* Start *

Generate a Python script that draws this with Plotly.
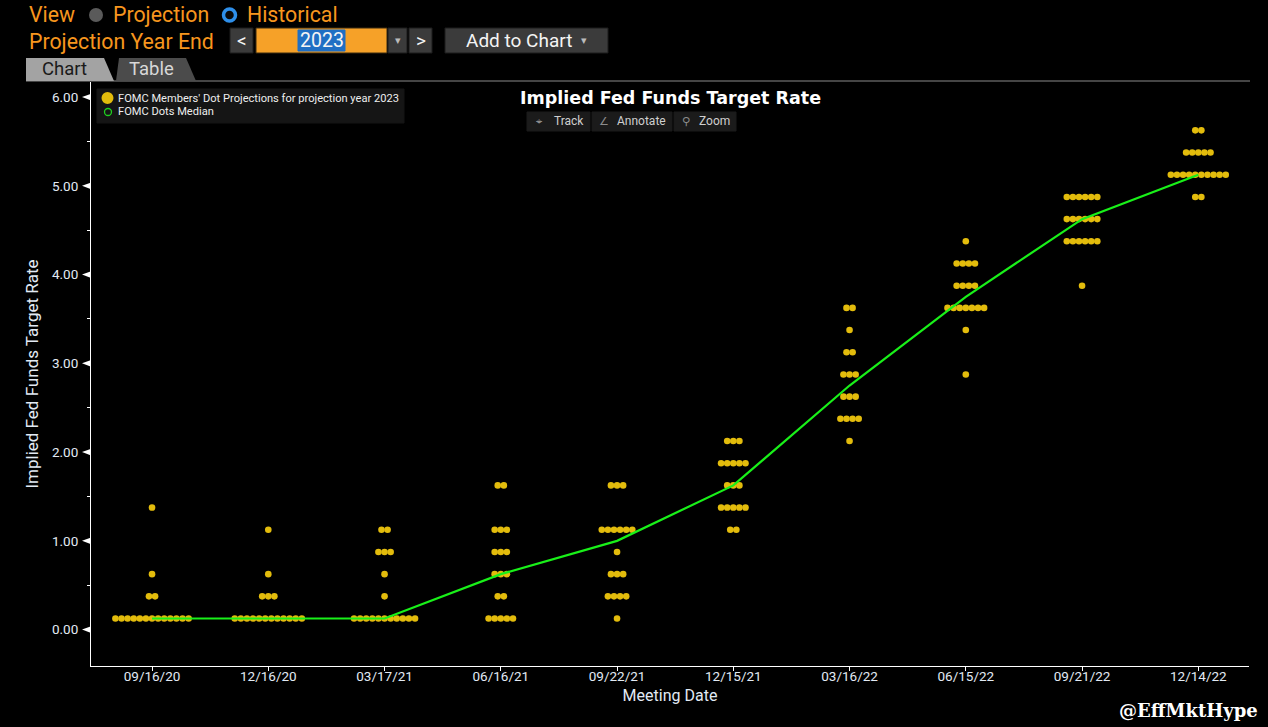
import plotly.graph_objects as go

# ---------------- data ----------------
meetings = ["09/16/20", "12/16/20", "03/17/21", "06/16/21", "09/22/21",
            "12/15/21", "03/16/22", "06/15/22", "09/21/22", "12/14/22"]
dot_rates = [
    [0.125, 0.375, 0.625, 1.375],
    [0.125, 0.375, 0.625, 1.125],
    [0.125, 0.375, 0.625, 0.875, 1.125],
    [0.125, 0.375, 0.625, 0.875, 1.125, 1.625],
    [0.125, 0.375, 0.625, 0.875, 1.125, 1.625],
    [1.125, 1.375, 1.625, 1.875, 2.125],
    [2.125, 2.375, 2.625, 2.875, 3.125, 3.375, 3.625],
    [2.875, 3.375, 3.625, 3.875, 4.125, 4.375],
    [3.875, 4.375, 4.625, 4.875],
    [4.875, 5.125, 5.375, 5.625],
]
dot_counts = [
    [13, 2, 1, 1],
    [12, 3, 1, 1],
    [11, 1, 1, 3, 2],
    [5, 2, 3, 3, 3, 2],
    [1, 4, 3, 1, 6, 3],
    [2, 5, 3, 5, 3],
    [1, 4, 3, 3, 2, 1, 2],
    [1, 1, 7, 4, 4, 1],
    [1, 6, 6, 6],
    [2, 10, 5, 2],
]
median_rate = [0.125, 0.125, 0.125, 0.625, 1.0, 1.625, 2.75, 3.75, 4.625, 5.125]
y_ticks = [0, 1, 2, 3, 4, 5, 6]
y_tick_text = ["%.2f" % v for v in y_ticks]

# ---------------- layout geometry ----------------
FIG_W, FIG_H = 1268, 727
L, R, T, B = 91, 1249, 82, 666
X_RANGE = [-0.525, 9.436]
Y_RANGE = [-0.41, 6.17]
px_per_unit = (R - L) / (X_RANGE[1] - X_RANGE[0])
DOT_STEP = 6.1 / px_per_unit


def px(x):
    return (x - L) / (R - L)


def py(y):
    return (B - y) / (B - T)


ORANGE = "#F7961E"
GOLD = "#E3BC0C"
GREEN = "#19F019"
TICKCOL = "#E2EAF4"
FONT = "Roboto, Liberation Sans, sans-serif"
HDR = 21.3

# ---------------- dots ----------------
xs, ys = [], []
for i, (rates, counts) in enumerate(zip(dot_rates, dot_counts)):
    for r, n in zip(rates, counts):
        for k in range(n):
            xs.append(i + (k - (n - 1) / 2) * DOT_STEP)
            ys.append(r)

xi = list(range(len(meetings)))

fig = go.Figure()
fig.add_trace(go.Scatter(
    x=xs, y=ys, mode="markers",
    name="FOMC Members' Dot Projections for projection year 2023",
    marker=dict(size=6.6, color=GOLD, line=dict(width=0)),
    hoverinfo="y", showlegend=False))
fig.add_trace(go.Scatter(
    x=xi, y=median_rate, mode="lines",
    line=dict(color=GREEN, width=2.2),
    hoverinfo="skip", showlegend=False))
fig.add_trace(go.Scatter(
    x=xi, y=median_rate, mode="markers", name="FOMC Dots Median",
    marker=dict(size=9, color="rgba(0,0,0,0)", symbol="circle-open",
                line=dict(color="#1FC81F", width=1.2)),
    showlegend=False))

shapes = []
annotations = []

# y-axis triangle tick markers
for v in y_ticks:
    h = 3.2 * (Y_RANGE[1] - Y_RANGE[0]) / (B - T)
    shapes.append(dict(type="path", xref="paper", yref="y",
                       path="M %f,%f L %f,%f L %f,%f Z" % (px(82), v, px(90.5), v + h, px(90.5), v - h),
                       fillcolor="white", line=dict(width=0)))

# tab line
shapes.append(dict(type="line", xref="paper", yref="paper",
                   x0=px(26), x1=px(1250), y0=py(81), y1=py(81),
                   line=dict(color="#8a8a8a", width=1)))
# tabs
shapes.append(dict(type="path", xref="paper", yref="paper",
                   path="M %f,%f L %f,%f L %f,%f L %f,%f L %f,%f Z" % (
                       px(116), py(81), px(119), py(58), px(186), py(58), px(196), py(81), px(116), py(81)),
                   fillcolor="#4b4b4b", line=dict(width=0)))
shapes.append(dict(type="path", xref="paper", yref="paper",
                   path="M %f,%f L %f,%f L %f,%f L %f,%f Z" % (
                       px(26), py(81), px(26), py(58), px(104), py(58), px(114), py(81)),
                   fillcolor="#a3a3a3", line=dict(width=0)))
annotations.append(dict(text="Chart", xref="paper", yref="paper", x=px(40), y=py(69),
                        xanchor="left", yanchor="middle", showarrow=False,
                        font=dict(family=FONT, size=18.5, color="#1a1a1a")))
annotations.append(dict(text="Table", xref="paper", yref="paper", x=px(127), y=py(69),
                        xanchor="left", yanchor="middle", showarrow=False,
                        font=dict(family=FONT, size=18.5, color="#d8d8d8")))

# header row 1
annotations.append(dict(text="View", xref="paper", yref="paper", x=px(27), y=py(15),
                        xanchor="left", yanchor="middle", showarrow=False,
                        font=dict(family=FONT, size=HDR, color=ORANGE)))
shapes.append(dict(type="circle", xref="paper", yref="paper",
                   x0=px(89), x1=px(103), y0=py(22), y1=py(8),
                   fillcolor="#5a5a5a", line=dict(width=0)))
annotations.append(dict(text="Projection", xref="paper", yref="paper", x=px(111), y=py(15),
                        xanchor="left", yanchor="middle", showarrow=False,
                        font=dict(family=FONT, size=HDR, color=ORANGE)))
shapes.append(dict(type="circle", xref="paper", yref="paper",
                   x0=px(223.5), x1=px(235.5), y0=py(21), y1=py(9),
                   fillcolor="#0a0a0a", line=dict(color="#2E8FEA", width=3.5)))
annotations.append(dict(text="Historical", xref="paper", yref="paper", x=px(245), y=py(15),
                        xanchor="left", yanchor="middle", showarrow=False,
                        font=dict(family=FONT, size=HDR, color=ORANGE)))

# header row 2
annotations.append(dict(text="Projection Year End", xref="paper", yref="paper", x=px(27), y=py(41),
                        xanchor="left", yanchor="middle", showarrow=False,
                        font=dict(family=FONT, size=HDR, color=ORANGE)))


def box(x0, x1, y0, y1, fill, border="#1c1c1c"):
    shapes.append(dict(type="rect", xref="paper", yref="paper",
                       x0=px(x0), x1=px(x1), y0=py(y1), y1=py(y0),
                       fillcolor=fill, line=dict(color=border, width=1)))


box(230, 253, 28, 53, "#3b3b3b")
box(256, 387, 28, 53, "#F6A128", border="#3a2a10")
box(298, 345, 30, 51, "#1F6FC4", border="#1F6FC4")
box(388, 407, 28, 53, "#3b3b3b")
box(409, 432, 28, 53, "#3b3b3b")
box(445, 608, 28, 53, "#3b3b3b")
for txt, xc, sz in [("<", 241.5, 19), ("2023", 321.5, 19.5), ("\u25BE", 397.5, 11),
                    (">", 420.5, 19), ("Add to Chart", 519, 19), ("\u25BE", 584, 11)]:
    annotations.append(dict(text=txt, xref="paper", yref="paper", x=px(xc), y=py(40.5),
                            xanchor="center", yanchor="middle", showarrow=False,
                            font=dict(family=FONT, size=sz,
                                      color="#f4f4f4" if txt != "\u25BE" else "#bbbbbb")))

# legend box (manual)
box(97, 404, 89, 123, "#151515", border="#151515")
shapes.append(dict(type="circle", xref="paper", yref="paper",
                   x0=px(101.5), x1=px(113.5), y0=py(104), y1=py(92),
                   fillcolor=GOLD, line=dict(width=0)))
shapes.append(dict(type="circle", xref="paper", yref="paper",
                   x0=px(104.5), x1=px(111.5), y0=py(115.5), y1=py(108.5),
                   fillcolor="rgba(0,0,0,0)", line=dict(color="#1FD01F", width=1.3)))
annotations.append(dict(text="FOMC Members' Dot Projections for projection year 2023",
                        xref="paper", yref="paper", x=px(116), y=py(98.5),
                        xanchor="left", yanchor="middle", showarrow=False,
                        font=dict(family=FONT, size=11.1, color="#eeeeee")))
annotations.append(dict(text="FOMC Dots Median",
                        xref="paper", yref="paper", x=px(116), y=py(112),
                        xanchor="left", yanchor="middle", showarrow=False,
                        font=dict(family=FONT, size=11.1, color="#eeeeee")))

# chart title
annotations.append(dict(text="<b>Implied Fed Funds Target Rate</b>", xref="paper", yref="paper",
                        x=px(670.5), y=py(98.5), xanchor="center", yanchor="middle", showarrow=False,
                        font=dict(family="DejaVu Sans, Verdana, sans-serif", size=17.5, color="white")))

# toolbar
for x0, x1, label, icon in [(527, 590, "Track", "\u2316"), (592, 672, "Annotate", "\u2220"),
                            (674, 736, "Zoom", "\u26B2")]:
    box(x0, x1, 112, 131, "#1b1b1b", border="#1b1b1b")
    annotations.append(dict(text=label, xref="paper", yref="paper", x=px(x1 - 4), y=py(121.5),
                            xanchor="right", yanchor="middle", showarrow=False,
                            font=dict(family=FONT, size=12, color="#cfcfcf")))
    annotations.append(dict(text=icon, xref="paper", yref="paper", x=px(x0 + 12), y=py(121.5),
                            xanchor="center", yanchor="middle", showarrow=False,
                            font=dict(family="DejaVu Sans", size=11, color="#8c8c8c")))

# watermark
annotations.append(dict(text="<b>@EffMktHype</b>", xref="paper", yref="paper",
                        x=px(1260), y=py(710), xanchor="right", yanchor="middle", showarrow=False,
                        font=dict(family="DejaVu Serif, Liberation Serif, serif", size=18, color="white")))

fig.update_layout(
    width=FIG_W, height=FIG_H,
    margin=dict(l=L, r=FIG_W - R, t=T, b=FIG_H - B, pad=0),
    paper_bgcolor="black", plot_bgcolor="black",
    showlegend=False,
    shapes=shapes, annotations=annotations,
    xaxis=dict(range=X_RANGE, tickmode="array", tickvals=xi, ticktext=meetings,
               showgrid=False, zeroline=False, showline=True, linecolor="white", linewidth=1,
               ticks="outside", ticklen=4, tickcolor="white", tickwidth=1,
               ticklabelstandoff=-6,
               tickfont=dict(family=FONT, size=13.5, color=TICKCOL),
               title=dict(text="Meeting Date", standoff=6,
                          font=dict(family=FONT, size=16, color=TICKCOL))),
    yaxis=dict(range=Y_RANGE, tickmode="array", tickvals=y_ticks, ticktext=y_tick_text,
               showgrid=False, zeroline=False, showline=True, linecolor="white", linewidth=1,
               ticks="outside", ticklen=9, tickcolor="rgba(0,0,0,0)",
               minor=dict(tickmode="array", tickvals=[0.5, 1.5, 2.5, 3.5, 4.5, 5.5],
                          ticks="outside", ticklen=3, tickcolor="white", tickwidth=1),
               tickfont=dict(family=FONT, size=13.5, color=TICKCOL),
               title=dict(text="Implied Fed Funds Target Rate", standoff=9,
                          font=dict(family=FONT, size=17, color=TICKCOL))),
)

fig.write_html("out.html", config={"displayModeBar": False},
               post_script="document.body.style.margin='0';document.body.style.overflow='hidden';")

* End *

What is required — Write out the lines from the start of the material to the line with "import plotly.graph_objects as go", inclusive and exactly. Skip the pictures.

Exercise response —
Generate a Python script that draws this with Plotly.
import plotly.graph_objects as go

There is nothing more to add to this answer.